Cooperative driving is an emerging paradigm aimed at enhancing the safety and efficiency of autonomous vehicles. To ensure successful cooperation, road users must reach a consensus for making collective decisions, while recording vehicular data to analyze and address failures related to such agreements. This data has the potential to provide valuable insights into various vehicular events, while also potentially improving accountability measures. Furthermore, vehicles may benefit from the ability to negotiate and trade services among themselves, adding value to the cooperative driving framework. However, the majority of proposed systems aiming to ensure data security, consensus, or service trading, lack efficient and thoroughly validated mechanisms that consider the distinctive characteristics of vehicular networks.
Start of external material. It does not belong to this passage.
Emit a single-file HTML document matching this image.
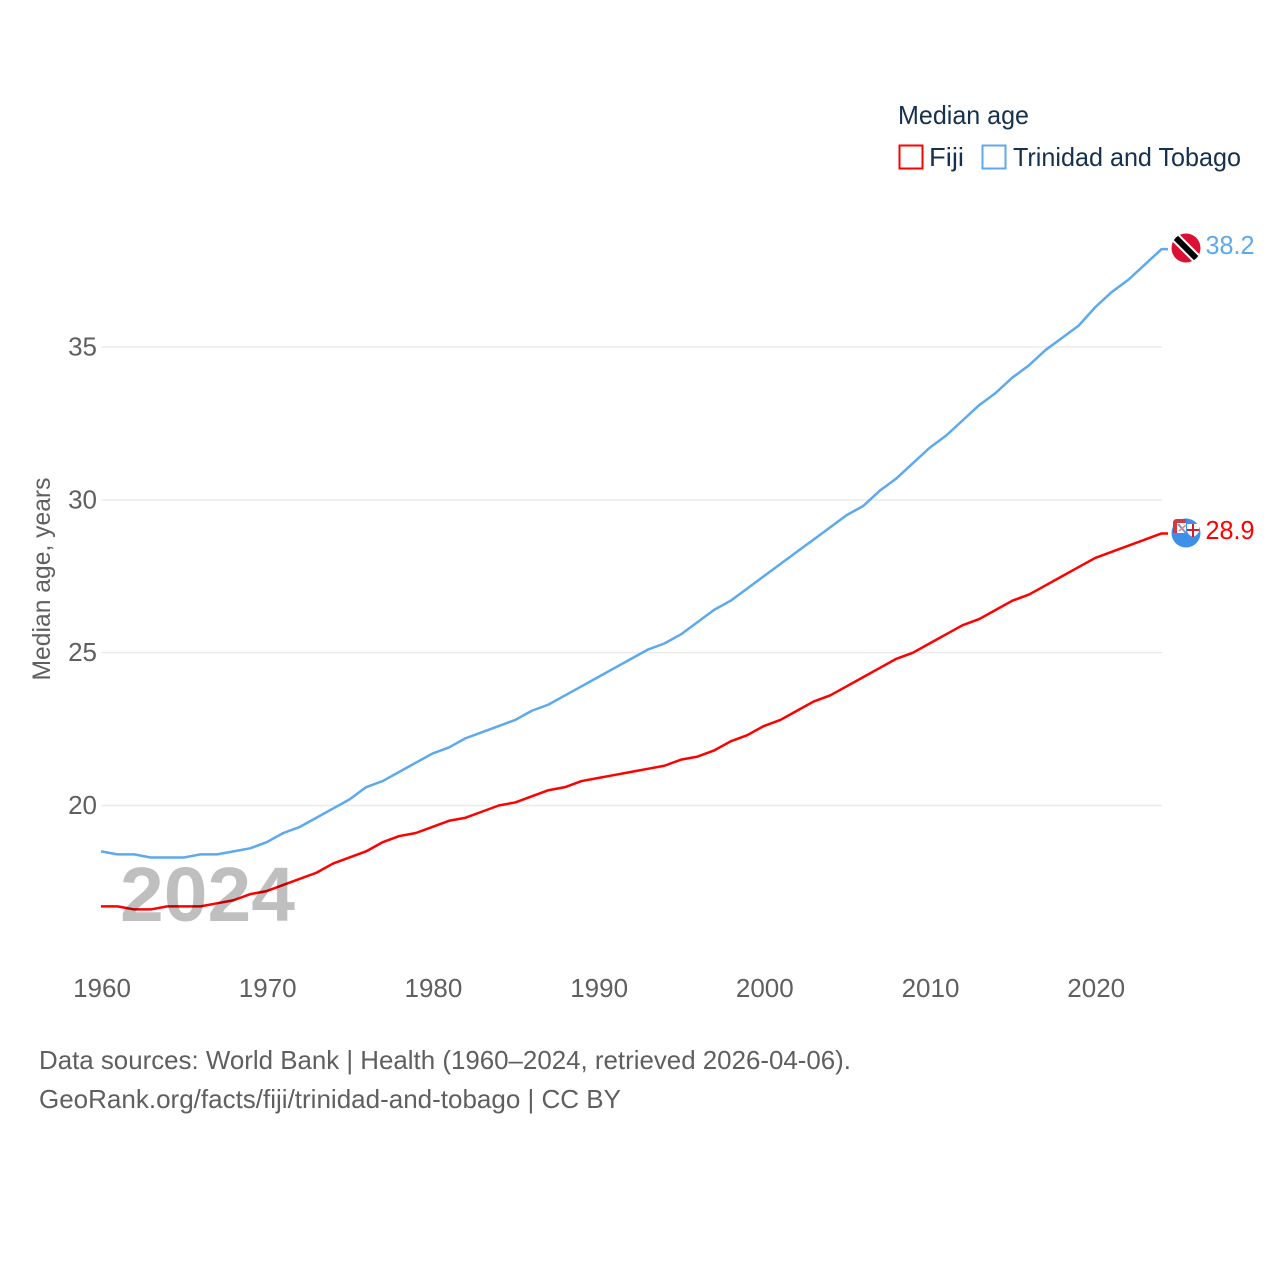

These limitations are amplified by a dependency on the centralized support provided by the infrastructure. Furthermore, corresponding mechanisms must diligently address security concerns, especially regarding potential malicious or misbehaving nodes, while also considering the inherent constraints of the wireless medium. We introduce the Verifiable Event Extension (VEE), an applicational extension designed for Intelligent Transportation System (ITS) messages. The VEE operates seamlessly with any existing standardized vehicular communications protocol, addressing crucial aspects of data security, consensus, and trading with minimal overhead. To achieve this, VEE comprises data associated with blockchain techniques, Byzantine fault tolerance (BFT) consensus protocols, and cryptocurrency-based mechanics. Using this mechanism, we piggyback new protocols on the existing ITS traffic, minimally impacting the vehicular network. To assess our proposal's feasibility and lightweight nature, we employed a hardware-in-the-loop setup for analysis. Experimental results demonstrate the viability and efficiency of the VEE extension in overcoming the challenges posed by the distributed and opportunistic nature of wireless vehicular communications.